PROBLEM DESCRIPTION | Quote every entry word for word.

DATA TO USE |
%%

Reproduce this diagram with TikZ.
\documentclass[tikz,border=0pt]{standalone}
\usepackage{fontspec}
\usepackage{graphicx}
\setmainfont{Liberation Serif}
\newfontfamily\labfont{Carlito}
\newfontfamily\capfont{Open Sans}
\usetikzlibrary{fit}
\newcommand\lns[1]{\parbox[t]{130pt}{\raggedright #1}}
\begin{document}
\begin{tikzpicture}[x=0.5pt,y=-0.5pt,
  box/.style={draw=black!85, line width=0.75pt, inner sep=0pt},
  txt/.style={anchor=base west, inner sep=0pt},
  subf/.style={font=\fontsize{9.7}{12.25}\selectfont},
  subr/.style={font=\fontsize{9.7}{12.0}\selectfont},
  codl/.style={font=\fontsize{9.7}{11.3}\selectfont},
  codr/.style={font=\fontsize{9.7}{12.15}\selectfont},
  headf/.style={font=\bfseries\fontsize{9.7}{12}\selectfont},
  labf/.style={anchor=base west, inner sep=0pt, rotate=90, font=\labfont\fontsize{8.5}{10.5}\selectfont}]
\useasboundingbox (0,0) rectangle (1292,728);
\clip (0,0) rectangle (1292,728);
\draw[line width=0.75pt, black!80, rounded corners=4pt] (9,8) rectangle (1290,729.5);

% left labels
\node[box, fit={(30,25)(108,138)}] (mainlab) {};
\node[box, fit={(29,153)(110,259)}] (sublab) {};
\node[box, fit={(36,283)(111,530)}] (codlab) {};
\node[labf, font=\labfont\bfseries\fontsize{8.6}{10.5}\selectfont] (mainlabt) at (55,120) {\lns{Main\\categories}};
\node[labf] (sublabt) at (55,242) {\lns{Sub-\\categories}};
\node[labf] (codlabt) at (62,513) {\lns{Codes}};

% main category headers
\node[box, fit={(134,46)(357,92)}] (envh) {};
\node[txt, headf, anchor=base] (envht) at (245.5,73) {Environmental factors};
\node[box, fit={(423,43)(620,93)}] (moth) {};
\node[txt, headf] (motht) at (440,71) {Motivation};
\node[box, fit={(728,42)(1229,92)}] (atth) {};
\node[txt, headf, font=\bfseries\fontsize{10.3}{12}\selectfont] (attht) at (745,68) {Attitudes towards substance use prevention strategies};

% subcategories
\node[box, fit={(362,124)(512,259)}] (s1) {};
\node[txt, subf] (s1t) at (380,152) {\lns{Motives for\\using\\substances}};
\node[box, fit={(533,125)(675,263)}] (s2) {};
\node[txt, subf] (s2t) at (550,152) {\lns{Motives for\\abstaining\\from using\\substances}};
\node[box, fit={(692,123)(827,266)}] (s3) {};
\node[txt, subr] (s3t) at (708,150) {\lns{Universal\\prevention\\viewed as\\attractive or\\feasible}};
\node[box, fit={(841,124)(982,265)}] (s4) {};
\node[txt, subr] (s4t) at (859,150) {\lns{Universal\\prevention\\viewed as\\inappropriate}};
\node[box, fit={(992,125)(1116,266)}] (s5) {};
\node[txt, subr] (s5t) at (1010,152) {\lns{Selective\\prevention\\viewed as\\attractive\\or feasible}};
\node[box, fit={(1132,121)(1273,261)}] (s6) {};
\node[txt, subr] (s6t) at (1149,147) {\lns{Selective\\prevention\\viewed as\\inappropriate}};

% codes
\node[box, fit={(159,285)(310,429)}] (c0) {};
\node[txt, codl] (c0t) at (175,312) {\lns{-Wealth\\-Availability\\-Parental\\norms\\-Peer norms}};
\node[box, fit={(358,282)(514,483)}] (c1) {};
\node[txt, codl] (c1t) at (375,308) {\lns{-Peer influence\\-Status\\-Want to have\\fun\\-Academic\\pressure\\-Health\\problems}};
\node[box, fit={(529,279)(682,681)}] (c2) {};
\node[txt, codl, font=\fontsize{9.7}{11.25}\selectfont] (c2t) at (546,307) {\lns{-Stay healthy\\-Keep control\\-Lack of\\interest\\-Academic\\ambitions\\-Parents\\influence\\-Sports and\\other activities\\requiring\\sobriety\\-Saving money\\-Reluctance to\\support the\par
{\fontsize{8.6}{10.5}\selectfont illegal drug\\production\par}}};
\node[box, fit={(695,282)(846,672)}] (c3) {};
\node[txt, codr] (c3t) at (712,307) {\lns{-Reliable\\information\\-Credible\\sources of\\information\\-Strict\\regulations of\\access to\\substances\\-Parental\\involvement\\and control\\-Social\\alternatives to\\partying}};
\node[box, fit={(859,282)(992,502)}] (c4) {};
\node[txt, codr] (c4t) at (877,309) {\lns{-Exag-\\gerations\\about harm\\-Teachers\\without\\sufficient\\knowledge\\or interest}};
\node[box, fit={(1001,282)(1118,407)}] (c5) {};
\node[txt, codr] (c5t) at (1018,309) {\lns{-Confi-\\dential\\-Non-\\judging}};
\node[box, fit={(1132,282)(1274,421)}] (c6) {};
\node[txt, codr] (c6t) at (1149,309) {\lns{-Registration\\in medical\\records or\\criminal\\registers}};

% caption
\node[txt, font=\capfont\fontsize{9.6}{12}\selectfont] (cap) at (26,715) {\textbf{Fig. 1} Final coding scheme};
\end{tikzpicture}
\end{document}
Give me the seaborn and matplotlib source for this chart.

%%

COMPLETE RESPONSE |
Reproduce this diagram with TikZ.
\documentclass[tikz,border=0pt]{standalone}
\usepackage{fontspec}
\usepackage{graphicx}
\setmainfont{Liberation Serif}
\newfontfamily\labfont{Carlito}
\newfontfamily\capfont{Open Sans}
\usetikzlibrary{fit}
\newcommand\lns[1]{\parbox[t]{130pt}{\raggedright #1}}
\begin{document}
\begin{tikzpicture}[x=0.5pt,y=-0.5pt,
  box/.style={draw=black!85, line width=0.75pt, inner sep=0pt},
  txt/.style={anchor=base west, inner sep=0pt},
  subf/.style={font=\fontsize{9.7}{12.25}\selectfont},
  subr/.style={font=\fontsize{9.7}{12.0}\selectfont},
  codl/.style={font=\fontsize{9.7}{11.3}\selectfont},
  codr/.style={font=\fontsize{9.7}{12.15}\selectfont},
  headf/.style={font=\bfseries\fontsize{9.7}{12}\selectfont},
  labf/.style={anchor=base west, inner sep=0pt, rotate=90, font=\labfont\fontsize{8.5}{10.5}\selectfont}]
\useasboundingbox (0,0) rectangle (1292,728);
\clip (0,0) rectangle (1292,728);
\draw[line width=0.75pt, black!80, rounded corners=4pt] (9,8) rectangle (1290,729.5);

% left labels
\node[box, fit={(30,25)(108,138)}] (mainlab) {};
\node[box, fit={(29,153)(110,259)}] (sublab) {};
\node[box, fit={(36,283)(111,530)}] (codlab) {};
\node[labf, font=\labfont\bfseries\fontsize{8.6}{10.5}\selectfont] (mainlabt) at (55,120) {\lns{Main\\categories}};
\node[labf] (sublabt) at (55,242) {\lns{Sub-\\categories}};
\node[labf] (codlabt) at (62,513) {\lns{Codes}};

% main category headers
\node[box, fit={(134,46)(357,92)}] (envh) {};
\node[txt, headf, anchor=base] (envht) at (245.5,73) {Environmental factors};
\node[box, fit={(423,43)(620,93)}] (moth) {};
\node[txt, headf] (motht) at (440,71) {Motivation};
\node[box, fit={(728,42)(1229,92)}] (atth) {};
\node[txt, headf, font=\bfseries\fontsize{10.3}{12}\selectfont] (attht) at (745,68) {Attitudes towards substance use prevention strategies};

% subcategories
\node[box, fit={(362,124)(512,259)}] (s1) {};
\node[txt, subf] (s1t) at (380,152) {\lns{Motives for\\using\\substances}};
\node[box, fit={(533,125)(675,263)}] (s2) {};
\node[txt, subf] (s2t) at (550,152) {\lns{Motives for\\abstaining\\from using\\substances}};
\node[box, fit={(692,123)(827,266)}] (s3) {};
\node[txt, subr] (s3t) at (708,150) {\lns{Universal\\prevention\\viewed as\\attractive or\\feasible}};
\node[box, fit={(841,124)(982,265)}] (s4) {};
\node[txt, subr] (s4t) at (859,150) {\lns{Universal\\prevention\\viewed as\\inappropriate}};
\node[box, fit={(992,125)(1116,266)}] (s5) {};
\node[txt, subr] (s5t) at (1010,152) {\lns{Selective\\prevention\\viewed as\\attractive\\or feasible}};
\node[box, fit={(1132,121)(1273,261)}] (s6) {};
\node[txt, subr] (s6t) at (1149,147) {\lns{Selective\\prevention\\viewed as\\inappropriate}};

% codes
\node[box, fit={(159,285)(310,429)}] (c0) {};
\node[txt, codl] (c0t) at (175,312) {\lns{-Wealth\\-Availability\\-Parental\\norms\\-Peer norms}};
\node[box, fit={(358,282)(514,483)}] (c1) {};
\node[txt, codl] (c1t) at (375,308) {\lns{-Peer influence\\-Status\\-Want to have\\fun\\-Academic\\pressure\\-Health\\problems}};
\node[box, fit={(529,279)(682,681)}] (c2) {};
\node[txt, codl, font=\fontsize{9.7}{11.25}\selectfont] (c2t) at (546,307) {\lns{-Stay healthy\\-Keep control\\-Lack of\\interest\\-Academic\\ambitions\\-Parents\\influence\\-Sports and\\other activities\\requiring\\sobriety\\-Saving money\\-Reluctance to\\support the\par
{\fontsize{8.6}{10.5}\selectfont illegal drug\\production\par}}};
\node[box, fit={(695,282)(846,672)}] (c3) {};
\node[txt, codr] (c3t) at (712,307) {\lns{-Reliable\\information\\-Credible\\sources of\\information\\-Strict\\regulations of\\access to\\substances\\-Parental\\involvement\\and control\\-Social\\alternatives to\\partying}};
\node[box, fit={(859,282)(992,502)}] (c4) {};
\node[txt, codr] (c4t) at (877,309) {\lns{-Exag-\\gerations\\about harm\\-Teachers\\without\\sufficient\\knowledge\\or interest}};
\node[box, fit={(1001,282)(1118,407)}] (c5) {};
\node[txt, codr] (c5t) at (1018,309) {\lns{-Confi-\\dential\\-Non-\\judging}};
\node[box, fit={(1132,282)(1274,421)}] (c6) {};
\node[txt, codr] (c6t) at (1149,309) {\lns{-Registration\\in medical\\records or\\criminal\\registers}};

% caption
\node[txt, font=\capfont\fontsize{9.6}{12}\selectfont] (cap) at (26,715) {\textbf{Fig. 1} Final coding scheme};
\end{tikzpicture}
\end{document}
Give me the seaborn and matplotlib source for this chart.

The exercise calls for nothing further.